A popular rural location that offers an economical approach is The Synergy Ark in the Gatineau Hills, a facility that features 164 acres and six miles of trails.
“We provide a 2,000-square foot space, the tables and chairs and the bride and groom do the rest,” says venue owner and licensed wedding officiant, Mike Caldwell, pointing out that the aim is to live up to the company slogan of “your wedding, your way.”
He explains that the couple arranges with a catering company to dress the tables and bring in the meal as there is no kitchen on site. “But we’ve also had barbecues or pot lucks; whatever the couple wants. They can also get a day license (if they are serving alcohol) and we don’t charge corkage fees.”
“We also have a good sound system and lots of space, if there is to be dancing, and we rent the facility for the whole weekend,” says Mike, noting that the average cost for a weekend is $2,200. “The idea is to make it possible for the bride and groom to have a really nice upscale wedding without paying the formal prices.”

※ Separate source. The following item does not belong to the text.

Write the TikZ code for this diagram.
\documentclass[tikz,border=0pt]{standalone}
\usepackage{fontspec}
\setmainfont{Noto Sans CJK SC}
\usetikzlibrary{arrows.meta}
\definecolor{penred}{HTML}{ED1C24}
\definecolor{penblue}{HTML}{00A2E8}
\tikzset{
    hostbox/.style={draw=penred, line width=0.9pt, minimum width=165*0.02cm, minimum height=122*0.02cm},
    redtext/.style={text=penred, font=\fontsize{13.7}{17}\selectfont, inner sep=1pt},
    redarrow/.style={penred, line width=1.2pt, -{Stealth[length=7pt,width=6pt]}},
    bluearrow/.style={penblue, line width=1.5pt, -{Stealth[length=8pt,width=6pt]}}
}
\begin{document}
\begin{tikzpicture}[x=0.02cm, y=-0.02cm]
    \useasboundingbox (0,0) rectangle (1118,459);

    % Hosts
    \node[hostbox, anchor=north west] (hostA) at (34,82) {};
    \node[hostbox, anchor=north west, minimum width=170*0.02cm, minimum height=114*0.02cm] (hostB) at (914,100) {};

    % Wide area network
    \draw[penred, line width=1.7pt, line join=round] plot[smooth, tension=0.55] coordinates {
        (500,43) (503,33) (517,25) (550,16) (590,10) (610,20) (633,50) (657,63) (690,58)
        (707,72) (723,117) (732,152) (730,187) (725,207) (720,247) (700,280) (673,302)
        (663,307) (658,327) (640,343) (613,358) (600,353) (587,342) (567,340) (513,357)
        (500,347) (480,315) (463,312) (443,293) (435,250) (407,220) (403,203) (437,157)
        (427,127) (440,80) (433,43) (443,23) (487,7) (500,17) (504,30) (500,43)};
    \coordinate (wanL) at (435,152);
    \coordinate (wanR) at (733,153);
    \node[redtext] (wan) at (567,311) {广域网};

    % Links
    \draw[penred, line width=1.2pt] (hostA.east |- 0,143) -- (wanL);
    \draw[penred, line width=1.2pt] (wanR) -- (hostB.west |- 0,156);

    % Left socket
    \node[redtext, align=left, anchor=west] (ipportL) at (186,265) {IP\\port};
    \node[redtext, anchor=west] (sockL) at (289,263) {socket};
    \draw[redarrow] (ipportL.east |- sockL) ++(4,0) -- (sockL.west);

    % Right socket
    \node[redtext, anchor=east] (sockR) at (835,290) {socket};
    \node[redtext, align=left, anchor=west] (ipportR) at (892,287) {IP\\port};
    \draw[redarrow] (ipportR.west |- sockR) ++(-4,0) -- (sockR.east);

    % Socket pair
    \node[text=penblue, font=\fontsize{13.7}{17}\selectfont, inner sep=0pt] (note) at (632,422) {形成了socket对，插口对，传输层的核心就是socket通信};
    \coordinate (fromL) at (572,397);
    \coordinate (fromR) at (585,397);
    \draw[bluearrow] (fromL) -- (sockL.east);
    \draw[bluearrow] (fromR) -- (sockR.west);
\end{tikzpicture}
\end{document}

Couples thinking of an even more intimate ceremony, may choose a venue such as The Schoolhouse in Munster Hamlet. A functioning one-room school until 1967, the renovated building is now a centre for indoor and outdoor boutique-sized weddings and receptions.
“We can offer the ceremony only in the schoolhouse or in the garden,” says owner and wedding officiant Barbara Peters, noting that the day is all about choice. Some wedding ceremonies take place in the United Church opposite. The party then holds a cocktail reception in the schoolhouse. “Other couples choose to have the ceremony here and go somewhere else for dinner. Still others prefer to stay here for everything. We have complete wedding packages that include the officiant, the coordinator, the wedding cake, bridal bouquets and the food. We look after everything.”
The aim is to make sure that the wedding day is just right for the couple in question.
QUESTIONS TO ASK WHEN SELECTING A VENUE
- How far ahead does the booking need to be made and what is the procedure?
- What is the cost of the banquet space?
- When do the date and number of guests have to be confirmed?
- Are any extra plates prepared?
- What does the price include?
- Do you have wedding packages and what do they include?
- Do you offer the bride and groom a tasting menu and is it complimentary or is there a charge?
- Is overnight accommodation provided for the honeymoon couple? (Assuming the selected venue is a hotel).
- May we bring wine to the reception? If so, is there a corkage fee?
- May we bring our wedding cake? If so, is there a cake-cutting fee?
- When is the room made available for decorating?